Entidades estrangeiras, sobretudo bancos, não farão negócios com uma parte listada como SDN pelo risco de sanções secundárias. Isso inclui bancos brasileiros que operem no mercado norte-americano. Instituições financeiras globais costumam monitorar a lista SDN, bem como avaliar riscos de inclusão nessa lista para processar suas transações de modo a evitar penalidades das sanções americanas.
Portanto, no caso da Petrobrás, a preocupação era bem fundamentada: o abastecimento de embarcações iranianas na lista SDN pode implicar em uma operação vedada pelo atual programa de sanções dos EUA com o Irã. Isso representa um sério risco no acesso ao mercado nos EUA, no qual a empresa detém diversas operações.
Há, contudo, a possibilidade do governo americano emitir licenças, gerais ou específicas, estabelecendo exceções aos programas de sanções vigentes.
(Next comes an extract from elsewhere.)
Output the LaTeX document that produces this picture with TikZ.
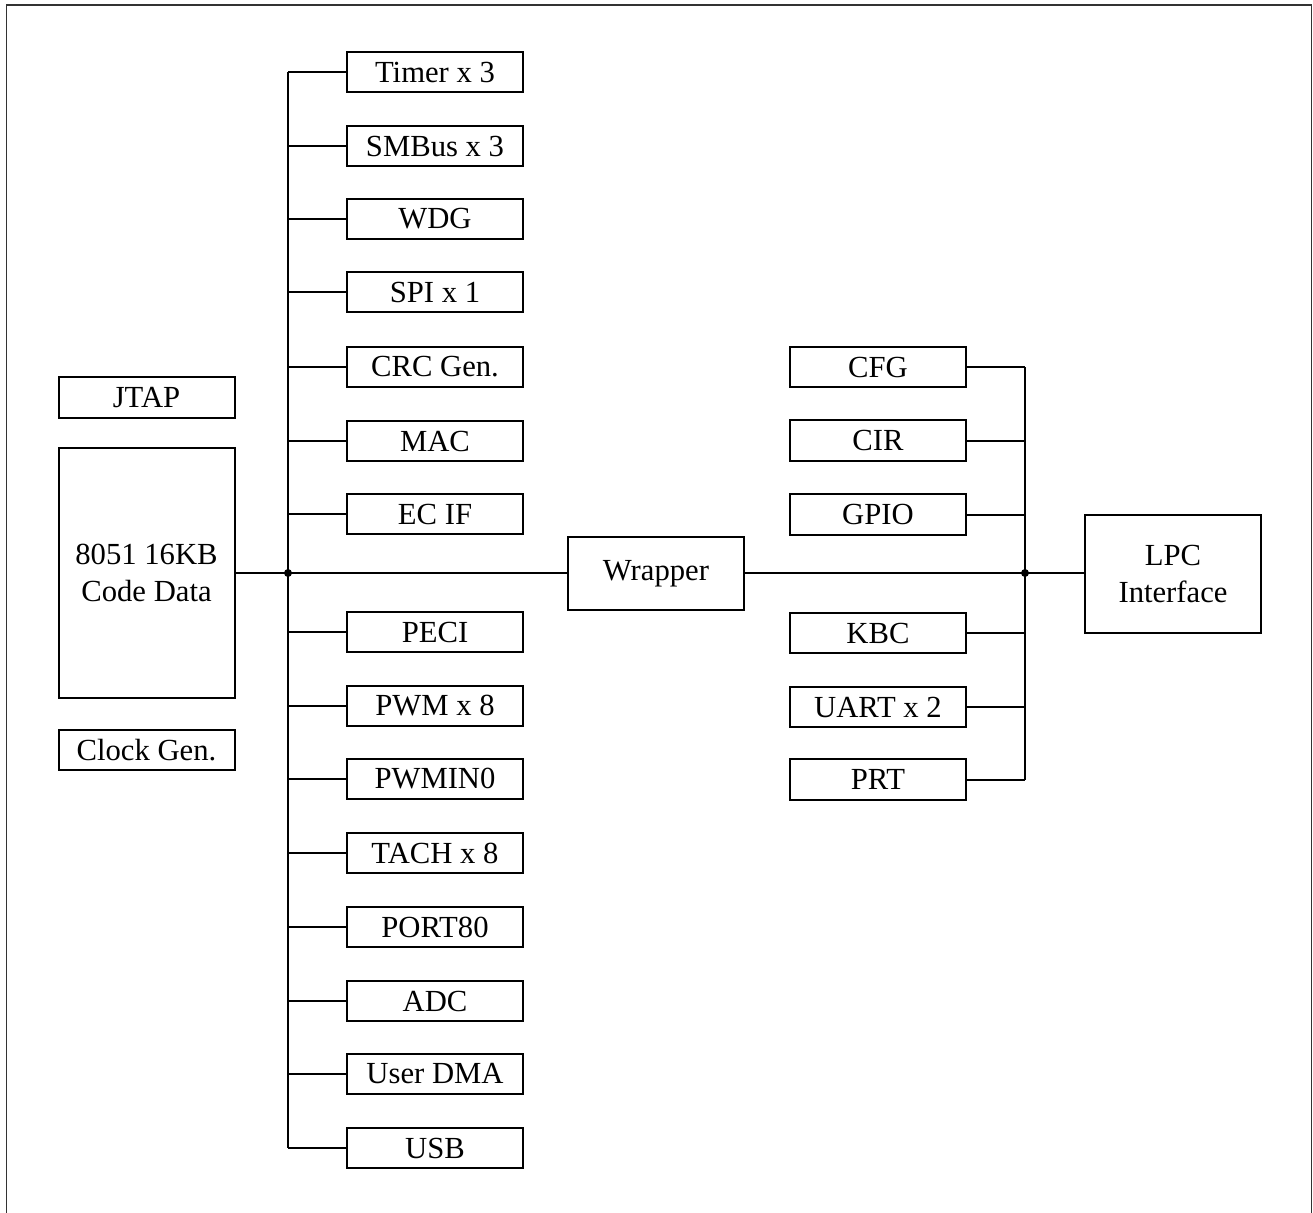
\documentclass[tikz,border=0pt]{standalone}
\usepackage{fontspec}
\setmainfont{Liberation Serif}
\usetikzlibrary{calc}
\tikzset{blk/.style={draw,line width=1.5pt,minimum width=132pt,minimum height=30.5pt,inner sep=0pt,align=center},
 wire/.style={line width=1.5pt},
 jdot/.style={circle,fill,inner sep=0pt,minimum size=6pt},
 every node/.style={font=\fontsize{23}{27.5}\selectfont}}
\begin{document}
\begin{tikzpicture}[x=0.75pt,y=-0.75pt]
\useasboundingbox (0,0) rectangle (1313,1213);
\draw[line width=1.1pt,draw=black!80] (6.5,5) rectangle (1311.5,1240);
% core side
\node[blk] (jtap) at (146.5,397.5) {JTAP};
\node[blk,minimum height=187.5pt] (cpu) at (146.5,573) {8051 16KB\\Code Data};
\node[blk] (clk) at (146.5,750) {Clock Gen.};
\coordinate (lb) at (288,573);
\foreach \nm/\yy/\tx in {tmr/72/Timer x 3,smb/146/SMBus x 3,wdg/219/WDG,spi/292/SPI x 1,
  crc/367/CRC Gen.,mac/441/MAC,ecif/514/EC IF,peci/632/PECI,pwm/706/PWM x 8,
  pwmin/779/PWMIN0,tach/853/TACH x 8,port/927/PORT80,adc/1001/ADC,dma/1074/User DMA,usb/1148/USB}
  {\node[blk] (\nm) at (435,\yy) {\tx};
   \draw[wire] (\nm.west) -- (\nm.west -| lb);}
\draw[wire] (tmr.west -| lb) -- (usb.west -| lb);
% host side
\node[blk,minimum height=55pt] (wrap) at (656,573.5) {Wrapper};
\node[blk,minimum height=88.5pt] (lpc) at (1173,574) {LPC\\Interface};
\coordinate (rb) at (1025,573);
\foreach \nm/\yy/\tx in {cfg/367/CFG,cir/440.5/CIR,gpio/514.5/GPIO,kbc/633/KBC,uart/707/UART x 2,prt/779.5/PRT}
  {\node[blk] (\nm) at (878,\yy) {\tx};
   \draw[wire] (\nm.east) -- (\nm.east -| rb);}
\draw[wire] (cfg.east -| rb) -- (prt.east -| rb);
% main path
\draw[wire] (cpu.east |- lb) -- (wrap.west |- lb);
\draw[wire] (wrap.east |- rb) -- (lpc.west |- rb);
\node[jdot] at (lb) {};
\node[jdot] at (rb) {};
\end{tikzpicture}
\end{document}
É comum às empresas dos EUA, bem como a grandes empresas estrangeiras, levarem diretamente ao OFAC demandas específicas sobre suas operações de exportação ou importação, de forma cooperativa, de modo a evitar as penalidades cabíveis.
Em abril de 2019, uma transportadora marítima italiana e suas embarcações de petróleo e produtos químicos foram adicionadas à lista SDN por transportarem petróleo venezuelano embargado para Cuba. Após alguns meses de interlocução com o OFAC, as empresas de navegação italianas foram removidas da lista SDN.
A legislação americana, ordens executivas e instruções normativas do OFAC devem ser consideradas conjuntamente na interpretação dos programas de sanções. Há diversos escritórios de advocacia e consultorias especializadas nos EUA que auxiliam com essas demandas e na interlocução das empresas com o OFAC.
O fundamental, contudo, é entender o risco de que as sanções impostas pelos EUA, tais como as atuais contra o Irã e Venezuela, podem ter seus efeitos reverberados para partes estrangeiras, inclusive na aplicação de suas penalidades e restrição ao mercado americano e financeiro internacional.
Importante
A emprega gaucha PETROPAR teve suas transações bancárias nos mercados internacionais (New York, Londres, Frankfurt), interrompidas.
Após busca por qual motivo de suas operações estarem sendo negadas pelos bancos veio a resposta. A similiaridade do nome com a empresa petrolífera iraniana, chamada de PETROPARS.
Mesmo com toda a documentação em contrário do vínculo com a empresa iraniana, que estava e ainda permanece embargada, a empresa brasileira só teve uma alternativa, trocar o nome.
Chama-se agora ÉVORA. O fato ocorreu em 2013.